[START OF DATASET CONTENT]

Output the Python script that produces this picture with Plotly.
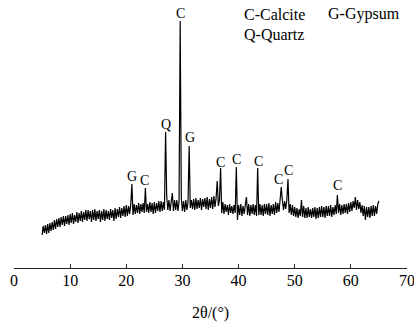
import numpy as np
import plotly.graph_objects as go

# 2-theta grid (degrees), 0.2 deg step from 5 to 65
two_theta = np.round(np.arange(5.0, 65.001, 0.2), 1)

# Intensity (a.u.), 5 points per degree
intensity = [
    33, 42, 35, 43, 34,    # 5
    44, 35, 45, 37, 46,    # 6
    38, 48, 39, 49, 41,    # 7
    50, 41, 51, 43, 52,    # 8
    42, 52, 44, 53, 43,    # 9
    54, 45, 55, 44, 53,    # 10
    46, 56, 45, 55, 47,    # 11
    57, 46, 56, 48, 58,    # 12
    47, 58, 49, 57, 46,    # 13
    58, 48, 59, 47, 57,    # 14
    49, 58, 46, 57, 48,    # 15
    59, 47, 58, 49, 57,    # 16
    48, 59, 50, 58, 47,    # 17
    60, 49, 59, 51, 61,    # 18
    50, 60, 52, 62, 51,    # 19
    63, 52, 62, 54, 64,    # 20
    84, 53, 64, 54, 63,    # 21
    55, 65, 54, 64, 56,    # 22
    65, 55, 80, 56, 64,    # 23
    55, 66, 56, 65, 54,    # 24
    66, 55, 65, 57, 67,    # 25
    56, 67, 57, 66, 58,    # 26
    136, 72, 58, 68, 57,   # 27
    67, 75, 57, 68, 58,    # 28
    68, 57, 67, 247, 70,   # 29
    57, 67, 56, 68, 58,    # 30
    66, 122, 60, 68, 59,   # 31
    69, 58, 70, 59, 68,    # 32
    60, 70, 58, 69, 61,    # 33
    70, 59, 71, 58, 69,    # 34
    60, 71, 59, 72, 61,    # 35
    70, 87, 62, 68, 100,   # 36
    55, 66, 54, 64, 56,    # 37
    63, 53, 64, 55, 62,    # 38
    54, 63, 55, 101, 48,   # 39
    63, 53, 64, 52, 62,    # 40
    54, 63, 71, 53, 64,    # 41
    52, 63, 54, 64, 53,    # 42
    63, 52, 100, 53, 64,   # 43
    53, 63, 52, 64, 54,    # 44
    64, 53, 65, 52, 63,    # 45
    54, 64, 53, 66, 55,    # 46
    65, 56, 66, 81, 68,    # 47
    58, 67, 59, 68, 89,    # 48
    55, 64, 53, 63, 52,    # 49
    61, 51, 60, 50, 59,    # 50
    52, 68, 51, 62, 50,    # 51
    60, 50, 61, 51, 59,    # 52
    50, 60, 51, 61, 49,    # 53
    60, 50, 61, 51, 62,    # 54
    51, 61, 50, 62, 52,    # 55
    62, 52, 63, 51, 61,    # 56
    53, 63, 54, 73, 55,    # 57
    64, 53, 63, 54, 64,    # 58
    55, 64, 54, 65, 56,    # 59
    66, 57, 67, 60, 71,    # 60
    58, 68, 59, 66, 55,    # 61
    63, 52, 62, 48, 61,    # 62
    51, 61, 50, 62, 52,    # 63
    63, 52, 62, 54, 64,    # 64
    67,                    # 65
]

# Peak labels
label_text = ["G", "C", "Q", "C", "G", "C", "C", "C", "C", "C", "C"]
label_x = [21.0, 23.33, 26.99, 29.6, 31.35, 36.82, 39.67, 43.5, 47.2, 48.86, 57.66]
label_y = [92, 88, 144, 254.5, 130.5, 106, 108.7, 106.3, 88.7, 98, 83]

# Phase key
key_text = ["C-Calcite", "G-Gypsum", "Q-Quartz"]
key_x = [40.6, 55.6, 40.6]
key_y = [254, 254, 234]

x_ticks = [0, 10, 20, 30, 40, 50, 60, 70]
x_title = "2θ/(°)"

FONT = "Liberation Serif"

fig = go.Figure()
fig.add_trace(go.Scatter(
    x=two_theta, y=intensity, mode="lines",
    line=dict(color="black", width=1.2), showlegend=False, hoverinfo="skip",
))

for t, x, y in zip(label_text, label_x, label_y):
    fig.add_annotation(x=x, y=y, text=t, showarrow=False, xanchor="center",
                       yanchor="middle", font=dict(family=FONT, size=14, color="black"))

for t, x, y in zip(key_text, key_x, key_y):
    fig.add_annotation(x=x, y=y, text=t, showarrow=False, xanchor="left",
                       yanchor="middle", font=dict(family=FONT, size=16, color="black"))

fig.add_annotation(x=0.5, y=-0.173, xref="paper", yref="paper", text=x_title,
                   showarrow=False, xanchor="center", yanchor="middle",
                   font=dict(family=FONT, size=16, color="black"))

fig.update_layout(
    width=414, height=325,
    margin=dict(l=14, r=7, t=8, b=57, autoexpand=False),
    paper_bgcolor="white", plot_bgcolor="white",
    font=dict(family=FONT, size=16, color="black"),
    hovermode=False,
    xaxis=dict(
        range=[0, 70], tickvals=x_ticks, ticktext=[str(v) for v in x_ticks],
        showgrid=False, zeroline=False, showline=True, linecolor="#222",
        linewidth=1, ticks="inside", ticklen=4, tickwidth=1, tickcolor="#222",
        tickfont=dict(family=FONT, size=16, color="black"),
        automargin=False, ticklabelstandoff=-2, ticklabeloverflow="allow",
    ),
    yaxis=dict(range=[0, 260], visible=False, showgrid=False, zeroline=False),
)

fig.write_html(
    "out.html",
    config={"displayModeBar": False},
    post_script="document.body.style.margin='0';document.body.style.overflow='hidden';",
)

[END OF DATASET CONTENT]

Repeat the listing verbatim. Skip the pictures.

THE RESPONSE —
Output the Python script that produces this picture with Plotly.
import numpy as np
import plotly.graph_objects as go

# 2-theta grid (degrees), 0.2 deg step from 5 to 65
two_theta = np.round(np.arange(5.0, 65.001, 0.2), 1)

# Intensity (a.u.), 5 points per degree
intensity = [
    33, 42, 35, 43, 34,    # 5
    44, 35, 45, 37, 46,    # 6
    38, 48, 39, 49, 41,    # 7
    50, 41, 51, 43, 52,    # 8
    42, 52, 44, 53, 43,    # 9
    54, 45, 55, 44, 53,    # 10
    46, 56, 45, 55, 47,    # 11
    57, 46, 56, 48, 58,    # 12
    47, 58, 49, 57, 46,    # 13
    58, 48, 59, 47, 57,    # 14
    49, 58, 46, 57, 48,    # 15
    59, 47, 58, 49, 57,    # 16
    48, 59, 50, 58, 47,    # 17
    60, 49, 59, 51, 61,    # 18
    50, 60, 52, 62, 51,    # 19
    63, 52, 62, 54, 64,    # 20
    84, 53, 64, 54, 63,    # 21
    55, 65, 54, 64, 56,    # 22
    65, 55, 80, 56, 64,    # 23
    55, 66, 56, 65, 54,    # 24
    66, 55, 65, 57, 67,    # 25
    56, 67, 57, 66, 58,    # 26
    136, 72, 58, 68, 57,   # 27
    67, 75, 57, 68, 58,    # 28
    68, 57, 67, 247, 70,   # 29
    57, 67, 56, 68, 58,    # 30
    66, 122, 60, 68, 59,   # 31
    69, 58, 70, 59, 68,    # 32
    60, 70, 58, 69, 61,    # 33
    70, 59, 71, 58, 69,    # 34
    60, 71, 59, 72, 61,    # 35
    70, 87, 62, 68, 100,   # 36
    55, 66, 54, 64, 56,    # 37
    63, 53, 64, 55, 62,    # 38
    54, 63, 55, 101, 48,   # 39
    63, 53, 64, 52, 62,    # 40
    54, 63, 71, 53, 64,    # 41
    52, 63, 54, 64, 53,    # 42
    63, 52, 100, 53, 64,   # 43
    53, 63, 52, 64, 54,    # 44
    64, 53, 65, 52, 63,    # 45
    54, 64, 53, 66, 55,    # 46
    65, 56, 66, 81, 68,    # 47
    58, 67, 59, 68, 89,    # 48
    55, 64, 53, 63, 52,    # 49
    61, 51, 60, 50, 59,    # 50
    52, 68, 51, 62, 50,    # 51
    60, 50, 61, 51, 59,    # 52
    50, 60, 51, 61, 49,    # 53
    60, 50, 61, 51, 62,    # 54
    51, 61, 50, 62, 52,    # 55
    62, 52, 63, 51, 61,    # 56
    53, 63, 54, 73, 55,    # 57
    64, 53, 63, 54, 64,    # 58
    55, 64, 54, 65, 56,    # 59
    66, 57, 67, 60, 71,    # 60
    58, 68, 59, 66, 55,    # 61
    63, 52, 62, 48, 61,    # 62
    51, 61, 50, 62, 52,    # 63
    63, 52, 62, 54, 64,    # 64
    67,                    # 65
]

# Peak labels
label_text = ["G", "C", "Q", "C", "G", "C", "C", "C", "C", "C", "C"]
label_x = [21.0, 23.33, 26.99, 29.6, 31.35, 36.82, 39.67, 43.5, 47.2, 48.86, 57.66]
label_y = [92, 88, 144, 254.5, 130.5, 106, 108.7, 106.3, 88.7, 98, 83]

# Phase key
key_text = ["C-Calcite", "G-Gypsum", "Q-Quartz"]
key_x = [40.6, 55.6, 40.6]
key_y = [254, 254, 234]

x_ticks = [0, 10, 20, 30, 40, 50, 60, 70]
x_title = "2θ/(°)"

FONT = "Liberation Serif"

fig = go.Figure()
fig.add_trace(go.Scatter(
    x=two_theta, y=intensity, mode="lines",
    line=dict(color="black", width=1.2), showlegend=False, hoverinfo="skip",
))

for t, x, y in zip(label_text, label_x, label_y):
    fig.add_annotation(x=x, y=y, text=t, showarrow=False, xanchor="center",
                       yanchor="middle", font=dict(family=FONT, size=14, color="black"))

for t, x, y in zip(key_text, key_x, key_y):
    fig.add_annotation(x=x, y=y, text=t, showarrow=False, xanchor="left",
                       yanchor="middle", font=dict(family=FONT, size=16, color="black"))

fig.add_annotation(x=0.5, y=-0.173, xref="paper", yref="paper", text=x_title,
                   showarrow=False, xanchor="center", yanchor="middle",
                   font=dict(family=FONT, size=16, color="black"))

fig.update_layout(
    width=414, height=325,
    margin=dict(l=14, r=7, t=8, b=57, autoexpand=False),
    paper_bgcolor="white", plot_bgcolor="white",
    font=dict(family=FONT, size=16, color="black"),
    hovermode=False,
    xaxis=dict(
        range=[0, 70], tickvals=x_ticks, ticktext=[str(v) for v in x_ticks],
        showgrid=False, zeroline=False, showline=True, linecolor="#222",
        linewidth=1, ticks="inside", ticklen=4, tickwidth=1, tickcolor="#222",
        tickfont=dict(family=FONT, size=16, color="black"),
        automargin=False, ticklabelstandoff=-2, ticklabeloverflow="allow",
    ),
    yaxis=dict(range=[0, 260], visible=False, showgrid=False, zeroline=False),
)

fig.write_html(
    "out.html",
    config={"displayModeBar": False},
    post_script="document.body.style.margin='0';document.body.style.overflow='hidden';",
)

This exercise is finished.